Time For Schools to Stop Pretending

Today’s students require a well-rounded education to prepare them for the future. We live in a world where anyone can discover the secrets of the Arctic without leaving the house, or peek at the depths of the ocean at the click of a mouse. Knowledge isn’t limited to textbooks anymore. We’re helping our students to understand new learning tools, inspiring them to become ethical citizens and engaged thinkers with an entrepreneurial spirit. The world is changing. And our approach to education needs to change with it. – Government of Alberta (2014)

Remember when school assessment activities were often about asking students to pretend they were someone or something? These days our students have the tools at their disposal to do the real work of engineers, designers, programmers, and published authors in an open, worldwide network. One would assume that the need for older children to pretend they are, for instance, writing for an external audience or making an active, informed contribution to discourse around a global issue must surely have diminished to the point of extinction as a result?

David Price, in his compelling book, OPEN: How We’ll Work, Live and Learn in the Future, contrasts the example of schools historically attempting to create the conditions of journalists with the opportunities today’s digital landscape presents us with: “Podcasting, blogging, tweeting – we are all journalists now. And it can be captivating – if you tweet it, they will come.” The Internet has grown from 12 million users to more than 2 billion users in less than 2 decades. One wonders how effectively or honestly our daily school practices have embraced or acknowledged this profound reality?

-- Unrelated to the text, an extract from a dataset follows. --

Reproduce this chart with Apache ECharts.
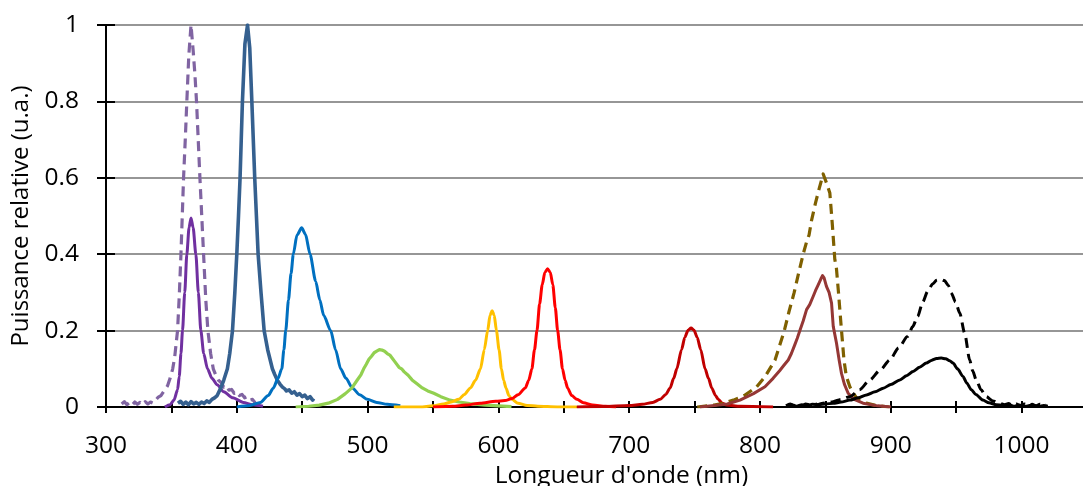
<!DOCTYPE html>
<html><head><meta charset="utf-8">
<script src="https://cdn.jsdelivr.net/npm/echarts@6/dist/echarts.min.js"></script>
<style>html,body{margin:0;padding:0;background:#fff}#c{width:1083px;height:486px}</style>
</head><body><div id="c"></div>
<script>
// Wavelength (nm) / relative power pairs
const uvDashed = [[312,0.008],[314,0.014],[316,0.006],[318,0.012],[320,0.005],[322,0.013],[324,0.007],[326,0.012],[328,0.006],[330,0.014],[332,0.008],[334,0.013],[336,0.01],[338,0.018],[340,0.026],[342,0.03],[345,0.045],[347,0.055],[349,0.075],[351,0.1],[352.5,0.13],[354.7,0.2],[356,0.29],[357.3,0.4],[358.3,0.5],[359.3,0.6],[360.6,0.7],[361.8,0.8],[363.3,0.92],[365,1.0],[366.7,0.93],[368,0.87],[369.2,0.8],[370.5,0.7],[371.8,0.6],[373.2,0.5],[374.6,0.4],[376.3,0.28],[377.9,0.2],[380,0.14],[382,0.1],[384,0.083],[386,0.07],[388,0.064],[390,0.052],[392,0.056],[394,0.044],[396,0.046],[398,0.036],[400,0.04],[402,0.03],[404,0.033],[406,0.024],[408,0.027],[410,0.018],[412,0.02],[414,0.011],[415,0.012]];
const uvSolid = [[345,0.0],[349,0.006],[352,0.018],[354.7,0.045],[356,0.08],[357.3,0.14],[358.5,0.2],[360.2,0.3],[361.8,0.4],[363.5,0.47],[365,0.495],[366.6,0.47],[368.7,0.4],[370.6,0.3],[372.5,0.2],[374.7,0.14],[377.6,0.1],[381,0.075],[385,0.058],[390,0.04],[397,0.024],[405,0.012],[412,0.006],[420,0.002]];
const violet = [[355,0.01],[357,0.015],[359,0.007],[361,0.013],[363,0.006],[365,0.014],[367,0.008],[369,0.012],[371,0.007],[373,0.013],[375,0.009],[377,0.016],[379,0.012],[381,0.02],[383,0.024],[385,0.03],[387.8,0.05],[390,0.07],[392.8,0.1],[394.6,0.14],[396.7,0.2],[398.5,0.3],[400,0.4],[401.3,0.5],[402.5,0.6],[403.4,0.7],[404.3,0.8],[406.2,0.95],[408.2,1.0],[409.9,0.94],[411.5,0.8],[412.6,0.7],[413.7,0.6],[415,0.5],[416.3,0.4],[418.5,0.3],[420.9,0.2],[423.6,0.15],[427.2,0.1],[429,0.085],[431,0.07],[433,0.06],[434.9,0.052],[436.5,0.048],[438,0.042],[440,0.045],[442,0.036],[444,0.04],[446,0.031],[448,0.035],[450,0.027],[452,0.031],[454,0.022],[456,0.027],[458,0.018],[458.8,0.022]];
const blue = [[400,0.0],[410,0.004],[418,0.012],[424,0.03],[428,0.05],[431.5,0.075],[434.4,0.1],[436,0.15],[437.4,0.2],[439.5,0.28],[441.5,0.35],[443.2,0.4],[446,0.45],[449.6,0.469],[452.5,0.452],[456,0.4],[460.3,0.329],[463.5,0.28],[466.4,0.24],[471.8,0.2],[475.5,0.15],[479.4,0.1],[483.5,0.075],[488.3,0.05],[494,0.032],[499.8,0.02],[507,0.012],[515,0.007],[525,0.003]];
const green = [[445,0.0],[455,0.002],[463,0.005],[470,0.01],[477,0.02],[483,0.035],[488,0.05],[492,0.07],[495,0.085],[497,0.1],[499,0.112],[501,0.125],[503,0.133],[505,0.142],[507,0.146],[509,0.15],[511,0.149],[513,0.146],[515,0.14],[517,0.136],[519,0.127],[520.5,0.12],[522,0.116],[524,0.104],[526,0.1],[528,0.092],[531,0.083],[534,0.071],[538,0.06],[541.8,0.05],[546,0.042],[550.6,0.036],[556,0.027],[563,0.018],[570,0.013],[578,0.009],[590,0.005],[600,0.003],[610,0.001]];
const yellow = [[520,0.0],[540,0.0],[550,0.003],[558,0.008],[564,0.013],[569.7,0.02],[574,0.033],[578.6,0.05],[582.5,0.07],[586.3,0.1],[589.2,0.15],[591.8,0.2],[593.6,0.24],[595.2,0.252],[596.8,0.24],[598.5,0.2],[600.5,0.15],[602.3,0.1],[604,0.07],[605.8,0.05],[608,0.03],[610.4,0.02],[615,0.01],[622,0.004],[630,0.002],[645,0.0],[660,0.0]];
const red = [[550,0.0],[565,0.002],[575,0.005],[586,0.01],[598,0.015],[605,0.017],[610.4,0.022],[615,0.032],[620.6,0.05],[623.2,0.07],[625.6,0.1],[627.6,0.15],[629.5,0.2],[631.5,0.27],[633.5,0.32],[635.5,0.352],[637.6,0.362],[639.7,0.352],[641.6,0.32],[643.5,0.26],[645.3,0.2],[647.1,0.15],[649,0.1],[651,0.07],[652.9,0.05],[656,0.03],[660,0.02],[665,0.011],[672,0.005],[682,0.002],[690,0.0]];
const deepRed = [[660,0.0],[680,0.001],[700,0.004],[710,0.007],[718,0.012],[723.7,0.02],[728,0.033],[731.3,0.05],[734,0.075],[736.4,0.1],[740,0.15],[742.5,0.182],[745,0.201],[747.3,0.2065],[749.6,0.201],[752,0.182],[754.7,0.15],[758,0.1],[760.6,0.075],[763.1,0.05],[766,0.03],[768.1,0.02],[771,0.01],[774.5,0.005],[785,0.002],[810,0.0]];
const irDashed = [[752,0.0],[765,0.005],[772,0.01],[779.7,0.018],[788,0.03],[797.5,0.053],[804,0.08],[811.5,0.123],[818.6,0.2],[822.2,0.25],[826,0.298],[829.5,0.35],[833,0.4],[836.1,0.438],[837.5,0.45],[839.5,0.49],[842.5,0.535],[845.5,0.575],[848.3,0.61],[851,0.585],[853.4,0.56],[855.4,0.473],[857.2,0.386],[858.4,0.364],[860,0.3],[862.2,0.205],[864.2,0.123],[866,0.08],[868.7,0.053],[871.2,0.037],[875,0.018],[881.3,0.01],[890,0.003],[899,0.0]];
const irSolid = [[754,0.0],[765,0.004],[775,0.008],[784.7,0.018],[795,0.035],[803.8,0.053],[810,0.075],[815,0.095],[818,0.108],[821.6,0.123],[824,0.14],[826.5,0.162],[828.5,0.18],[830.5,0.2],[833,0.225],[835.6,0.255],[838,0.268],[840.7,0.29],[842.5,0.305],[844.5,0.32],[846.5,0.335],[847.8,0.344],[849,0.338],[850.8,0.316],[852.8,0.3],[854.7,0.272],[856,0.211],[858.5,0.167],[860.5,0.123],[862.3,0.088],[864.5,0.06],[867.4,0.036],[872,0.02],[878.8,0.01],[890,0.003],[900,0.0]];
const nirDashed = [[820,0.003],[823,0.008],[826,0.004],[829,0.009],[832,0.003],[835,0.008],[838,0.005],[841,0.01],[844,0.006],[848,0.01],[852,0.011],[855.9,0.014],[862,0.02],[868.7,0.027],[876,0.045],[884,0.071],[892,0.097],[899.2,0.123],[906,0.155],[912.9,0.185],[916.7,0.21],[920.5,0.237],[924.5,0.275],[928.2,0.303],[932,0.322],[935,0.332],[937.7,0.335],[941,0.331],[944,0.318],[946.3,0.298],[949.5,0.275],[952.7,0.246],[956.5,0.193],[960.3,0.123],[962.6,0.095],[965.3,0.071],[969,0.045],[973,0.027],[978,0.016],[983,0.01],[987,0.006],[990,0.009],[993,0.004],[996,0.008],[999,0.003],[1002,0.008],[1005,0.004],[1008,0.007],[1011,0.003],[1014,0.007],[1017,0.003],[1019,0.005]];
const nirSolid = [[820,0.002],[824,0.006],[828,0.002],[832,0.006],[836,0.003],[840,0.007],[845,0.006],[850,0.008],[856,0.0097],[862,0.013],[868.7,0.018],[875,0.024],[881.4,0.0315],[888,0.04],[894.2,0.049],[900,0.059],[906.9,0.071],[912,0.082],[917,0.093],[922,0.104],[927.2,0.115],[931,0.122],[935,0.127],[938.6,0.128],[942,0.126],[945,0.121],[947.6,0.115],[951,0.1],[955.2,0.08],[958,0.063],[961.6,0.045],[965,0.033],[970.4,0.018],[975,0.011],[980.6,0.006],[986,0.004],[990,0.006],[994,0.002],[998,0.005],[1003,0.002],[1008,0.005],[1013,0.002],[1017,0.004],[1020,0.002]];

const xTicks = [300,400,500,600,700,800,900,1000];
const yTicks = [0,0.2,0.4,0.6,0.8,1];

const FONT = 'Open Sans';
function line(data, color, opts) {
  opts = opts || {};
  return {
    type: 'line', data: data, showSymbol: false, symbol: 'none',
    smooth: opts.smooth === undefined ? 0.25 : opts.smooth,
    smoothMonotone: 'x',
    lineStyle: { color: color, width: opts.width || 3, type: opts.dash ? [10, 6] : 'solid', cap: 'butt', join: 'round' },
    itemStyle: { color: color },
    animation: false, z: 3
  };
}

const chart = echarts.init(document.getElementById('c'), null, { renderer: 'canvas' });
chart.setOption({
  backgroundColor: '#fff',
  animation: false,
  grid: { left: 106, top: 25, bottom: 79, right: -4, containLabel: false, outerBoundsMode: 'none' },
  xAxis: [{
    type: 'value', min: 300, max: 1050, interval: 50,
    name: "Longueur d'onde (nm)", nameLocation: 'middle', nameGap: 53,
    nameTextStyle: { fontFamily: FONT, fontSize: 24.5, color: '#000', padding: [0, 0, 0, 50] },
    axisLine: { show: true, onZero: false, lineStyle: { color: '#000', width: 2 } },
    axisTick: { show: true, length: 6, lineStyle: { color: '#000', width: 2 } },
    axisLabel: { fontFamily: FONT, fontSize: 24.5, color: '#000', margin: 27,
      formatter: function (v) { return xTicks.indexOf(v) >= 0 ? String(v) : ''; } },
    splitLine: { show: false }
  }, {
    type: 'value', min: 300, max: 1050, interval: 50, position: 'bottom',
    axisLine: { show: false }, axisLabel: { show: false }, splitLine: { show: false },
    axisTick: { show: true, inside: true, length: 6, lineStyle: { color: '#000', width: 2 } }
  }],
  yAxis: [{
    type: 'value', min: 0, max: 1, interval: 0.2,
    name: 'Puissance relative (u.a.)', nameLocation: 'middle', nameGap: 70,
    nameTextStyle: { fontFamily: FONT, fontSize: 24, color: '#000' },
    axisLine: { show: true, onZero: false, lineStyle: { color: '#000', width: 2 } },
    axisTick: { show: true, length: 9, lineStyle: { color: '#000', width: 2 } },
    axisLabel: { fontFamily: FONT, fontSize: 24.5, color: '#000', margin: 27,
      formatter: function (v) { const t = yTicks.find(function (k) { return Math.abs(k - v) < 1e-9; }); return t === undefined ? '' : String(t); } },
    splitLine: { show: true, lineStyle: { color: '#969696', width: 2 } }
  }, {
    type: 'value', min: 0, max: 1, interval: 0.2, position: 'left',
    axisLine: { show: false }, axisLabel: { show: false }, splitLine: { show: false },
    axisTick: { show: true, inside: true, length: 9, lineStyle: { color: '#000', width: 2 } }
  }],
  series: [
    line(uvDashed, '#8064A2', { dash: true, smooth: false, width: 3.2 }),
    line(uvSolid, '#7030A0'),
    line(violet, '#35608F', { smooth: false, width: 3.6 }),
    line(blue, '#0070C0'),
    line(green, '#92D050', { smooth: false, width: 3.2 }),
    line(yellow, '#FFC000'),
    line(red, '#FF0000'),
    line(deepRed, '#C00000'),
    line(irDashed, '#7F6000', { dash: true, smooth: false, width: 3.2 }),
    line(irSolid, '#953735', { smooth: false, width: 3 }),
    line(nirDashed, '#000000', { dash: true }),
    line(nirSolid, '#000000')
  ]
});
</script></body></html>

The “pretend” construct of schools is hard to shake. The need for pretension was admittedly stronger (even necessary) before the internet, but many of these habits survive in schools today in situations that no longer require such artificial approaches. It can be harder to kill old assessment activities than it is to change almost anything else in schools. This is frequently because teachers are wedded to assessments that were successful in the past. The issue can, ironically, be compounded by parents expecting to see similar work being completed by their children that they themselves engaged in at school, so they can be assured by the familiar “rigour” of school … a familiarity often rooted in pre-digital rote work and low, cognitive regurgitation, unfortunately. Hence, new ways of thinking and working are sometimes questioned as lacking the trusted rigour of yore. But the tide has turned and it will continue to.

Apologists who have tended to highlight the negative impact technology is having on the health and minds of our young people are also running out of excuses. Just this week, Jordan Shapiro highlighted how the American Academy of Paediatrics (AAP) has dramatically altered its guidelines on screen time to reflect the reality of our world. Shapiro sums up this reality eloquently, as follows:

“Screens are now a ubiquitous part of our lives. It is a technology that has been completely integrated into the human experience. At this point, worrying about exposure to screens is like worrying about exposure to agriculture, indoor plumbing, the written word, or automobiles. For better or worse, the transition to screen based digital information technologies has already happened and now resistance is futile. The screen time rhetoric that accompanied the television—when this technology was still in its formative age—is no longer relevant.”

It requires a new way of working for teachers to navigate and master the digital landscape that allows them to make their assessments more meaningful and authentic. But since our students have access to the same tools and audience that professionals use today, we can no longer afford to simply pretend, imagine, or use learning activities that were the norm in 1975 or even 2005. Creative teachers are meeting this shift in admirable ways, but we also need to be wary of “the tweak” – the practice of taking a pre-digital learning activity and simply appending a digital nuance to it. We are in a new landscape. It requires new, not revised thinking. We can’t pretend otherwise.

As Heidi Hayes Jacobs contends: “We should go aggressively out of our way to search for better ways to help our learners demonstrate learning with the types of products and performances that match our times. If we do not do this, then we should change our mission statements to reflect the desire to hold onto the past.”